Goonawardhane warns that some of the claimed cost benefits may not necessarily by true, but that there are compelling financial arguments.

There are some misconceptions around costs, he admits, with many portraying it prefab as being around 50% of the cost of a conventional data centre. This is not always the case, he warns, depending on what is required and where. But he does argue that the cost is rarely significantly more, and when combined with the lead and implementation time savings, still make a compelling alternative to conventional DCs.

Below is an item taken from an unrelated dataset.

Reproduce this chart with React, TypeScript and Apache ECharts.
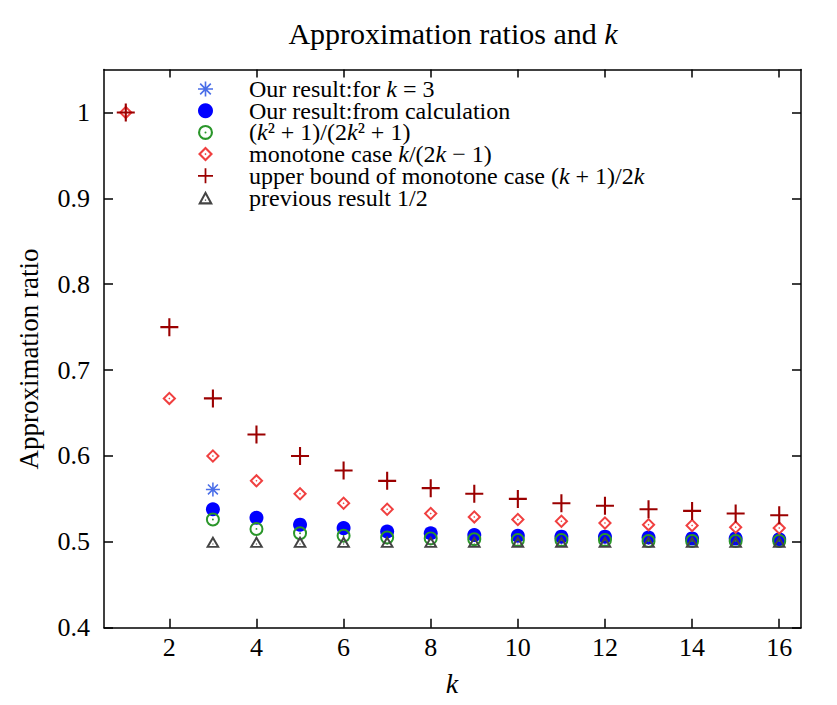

The argument, said Goonawardhane, is that the level of specification and customisation, combined with predictability and speed of procurement and deployment reduces much of the financial risk associated with DCs. Therefore, though the unit costs may not be less than traditional DC investments, the overall business and financial risks are significantly reduced.

In terms of demand, Goonawardhane predicts the growth of developing nations to support mobile users will drive prefab DC usage.

As developing nations come online, as with telephony technologies, whole generations of technology may be leap-frogged, argues Goonawardhane, as demand must be met quickly, but also as cheaply as possible.

“I see most of that coming from the mobile operators,” he says.